An unadorned pea pod canoe going on exhibit this evening at the Juneau-Douglas City Museum will help to reveal part of Juneau's past.
Working by eye, using an ax, a curved knife and a steel-bladed adze as well as fire and hot water, the unknown dugout maker pared a single old-growth log down to an even inch of thickness, leaving the bottom an inch-and-a-half. A crack near one end was repaired with three neat stitches of spruce root. A shipwright from a later generation repaired the same crack with galvanized nails.
The weathered, gray Tlingit dugout was fashioned about 1900. It was restored this week by Steve Brown, an artist and author who specializes in Pacific Northwest Coast Native artifacts. Brown, formerly associate curator for North American Art at the Seattle Art Museum, retired in March and now works as an independent consultant.
"I work on exhibition ideas and artifact restoration. I also advise collectors looking for historical documentation for things in their collections," Brown said. He assisted Nathan Jackson in 1980-81 in the carving of the Wooshkeetaan and Auk Tribe totem poles that stand outside Centennial Hall.
Dugouts of this vintage are "extremely rare," Brown said. He knows of a mere handful in Alaska today: one about 35 feet in Skagway; one about 18 feet in Wrangell; and a 14-foot Northern style canoe (carved in 1990) and remnants of two older canoes at the Totem Heritage Center in Ketchikan. A 13 foot, 11.5 inch-dugout in the state museum's collection was created in 1937 by Hydaburg carver John Wallace.

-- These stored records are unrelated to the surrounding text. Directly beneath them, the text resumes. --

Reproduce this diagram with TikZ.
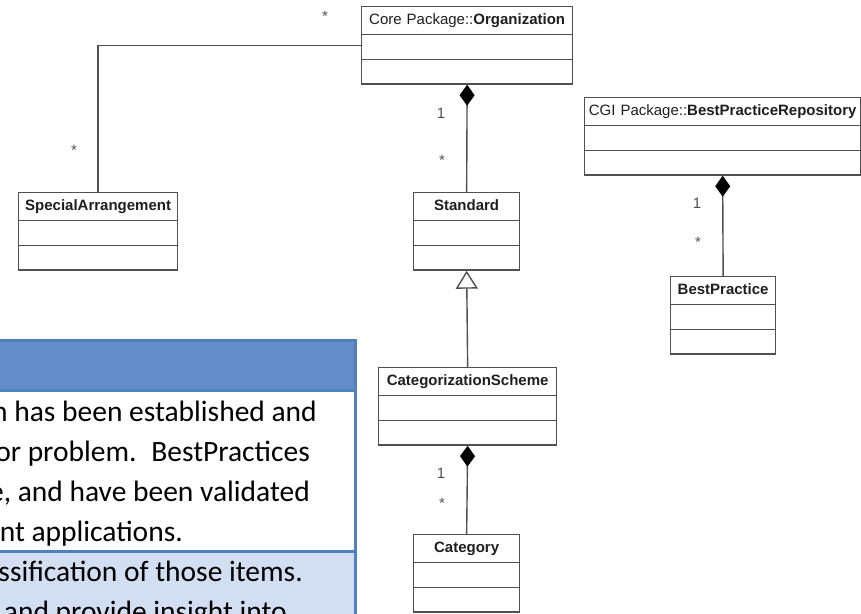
\documentclass[tikz,border=0pt]{standalone}
\usepackage{fontspec}
\setmainfont{Liberation Sans}
\newfontfamily\notefont{Carlito}
\usepackage{tikz}
\usetikzlibrary{arrows.meta,shapes.multipart}
\definecolor{umlLine}{HTML}{505050}
\definecolor{umlInk}{HTML}{1E1E1E}
\definecolor{multInk}{HTML}{505050}
\definecolor{noteBlue}{HTML}{4F81BD}
\definecolor{noteHead}{HTML}{648CCA}
\definecolor{noteBand}{HTML}{D2DEF1}
% empty attribute and operation compartments
\newcommand{\clsbody}{\nodepart{two}\rule{0pt}{23.5pt}\nodepart{three}\rule{0pt}{23.5pt}}
\newcommand{\clshead}{\rule[-9.5pt]{0pt}{26.5pt}}

\begin{document}
\begin{tikzpicture}[
  x=1pt, y=-1pt,
  umlclass/.style={
    rectangle split,
    rectangle split parts=3,
    draw=umlLine,
    line width=1.3pt,
    inner xsep=0pt,
    inner ysep=0pt,
    anchor=north west,
    align=center,
    text=umlInk,
    font=\fontsize{15}{18}\selectfont
  },
  assoc/.style={draw=umlLine, line width=1.4pt},
  comp/.style={assoc, -{Diamond[length=21pt, width=15pt, color=black]}},
  gen/.style={assoc, -{Triangle[open, length=18pt, width=22pt, fill=white]}},
  mult/.style={text=multInk, font=\fontsize{15}{16}\selectfont, inner sep=0pt},
  notetext/.style={anchor=base east, inner sep=0pt, font=\notefont\fontsize{29.5}{34}\selectfont}
]
  \useasboundingbox (0,0) rectangle (861,613);
  \clip (0,0) rectangle (861,613);

  % note panel on the left
  \fill[noteHead] (-5,340) rectangle (355,390);
  \fill[white] (-5,390) rectangle (355,551);
  \fill[noteBand] (-5,551) rectangle (355,625);
  \draw[noteBlue, line width=3pt] (-5,340) rectangle (355,625);
  \draw[noteBlue, line width=3pt] (-5,390) -- (355,390);
  \draw[noteBlue, line width=3pt] (-5,551) -- (355,551);

  \node[notetext] (t1) at (317,421) {h has been established and};
  \node[notetext] (t2) at (310,461) {or problem.\hspace{0.5em}BestPractices};
  \node[notetext] (t3) at (310,501) {e, and have been validated};
  \node[notetext] (t4) at (183,541) {nt applications.};
  \node[notetext] (t5) at (303,581) {ssification of those items.};
  \node[notetext] (t6) at (287,621) {and provide insight into};

  % classes
  \node[umlclass, text width=211pt] (org) at (361,6)
    {\clshead Core Package::\textbf{Organization}\clsbody};
  \node[umlclass, text width=159pt] (spec) at (18,192)
    {\clshead\textbf{SpecialArrangement}\clsbody};
  \node[umlclass, text width=106pt] (std) at (413,192)
    {\clshead\textbf{Standard}\clsbody};
  \node[umlclass, text width=178pt] (scheme) at (378,367)
    {\clshead\textbf{CategorizationScheme}\clsbody};
  \node[umlclass, text width=106pt] (cat) at (413,534)
    {\clshead\textbf{Category}\clsbody};
  \node[umlclass, text width=276pt] (repo) at (584,97)
    {\clshead CGI Package::\textbf{BestPracticeRepository}\clsbody};
  \node[umlclass, text width=105pt] (bp) at (670,276)
    {\clshead\textbf{BestPractice}\clsbody};

  % connectors
  \draw[assoc] (org.west) -| (spec.north);
  \draw[comp] (std.north) -- (org.south);
  \draw[gen] (scheme.north) -- (std.south);
  \draw[comp] (cat.north) -- (scheme.south);
  \draw[comp] (bp.north) -- (repo.south);

  % multiplicities
  \node[mult] (mOrgA) at (325,16) {*};
  \node[mult] (mSpec) at (74,150) {*};
  \node[mult] (mOrg1) at (441,113) {1};
  \node[mult] (mStd) at (442,160) {*};
  \node[mult] (mScheme1) at (441,473) {1};
  \node[mult] (mCat) at (442,503) {*};
  \node[mult] (mRepo1) at (697,203) {1};
  \node[mult] (mBp) at (698,242) {*};
\end{tikzpicture}
\end{document}
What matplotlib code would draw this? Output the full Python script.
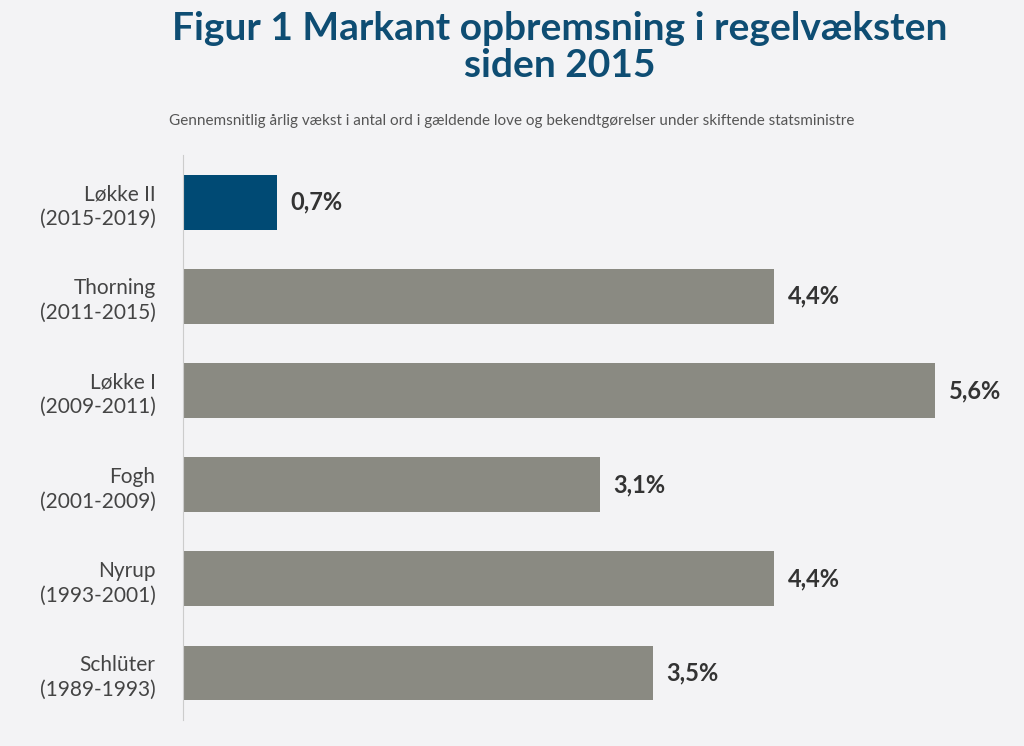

If Brown knew what kind of wood the dugout is, he could pinpoint its origins more precisely. But a century has robbed it of perfume. "If it's cedar, it could have come from further south, like Prince of Wales. If spruce, it could have been made in the Juneau area," he said.
The canoe had two jagged holes the size of a margarine tub cover at one end. It was also missing a protective molding atop its gunwale. Brown employed stainless steel pins, Elmer's Glue, clamps and straps to return the canoe to its original shape and stabilize it.
"We are not compromising the original appearance," he said.
The marks of steel blades help to date the canoe, he said, estimating steel blades have been common in Southeast Alaska since the 1780s. "Japanese shipwrecks and trade across the Bering Strait are possibilities for where (Native artisans) got steel blades," he said.
The 16 1/2-foot dugout appears to be a "simplification of a spruce canoe," a standard Tlingit design called seet yakw. "It is pretty typical of a double-end design" used for halibut or salmon fishing. It was designed for "general food gathering and light travel in protected waters," Brown said. It could have been launched in Gastineau Channel on calm days or on rivers such as the Taku, he said.
The dugout was probably paddled by three people. It is quite a different vessel from the Tlingit war canoe that carried 15 or more paddlers, and whose decoratively carved prow soared into the air like a Viking longboat. War canoes ranged from 30 to 50 feet in length.
The canoe was purchased about six years ago from the estate of Juneau resident Ferrall Campbell, said city museum curator Mary Pat Wyatt.
Judy Campbell, daughter-in-law of the late Ferrall, said, "He was a long-time collector; if he found something, he would bring it home." Ferrall collected items from mining tools to Tlingit baskets, she said. "We always loved the canoe, and it tore at us to see it on our deck for years. We were happy for it go to the museum."
The canoe has not been shown before because of its fragile condition. And it's been tough finding display space for it, Wyatt said.
The canoe may be viewed this evening at 6:30 at an open house. A lecture by Brown on Northwest Coast canoes follows at 7.
The restored canoe will be the centerpiece of an exhibit now in the planning for early spring 2001 interpreting the subsistence way of life and waterways of local Tlingits, Wyatt said.
"We are at the very preliminary stages for planning" that exhibit, Wyatt said.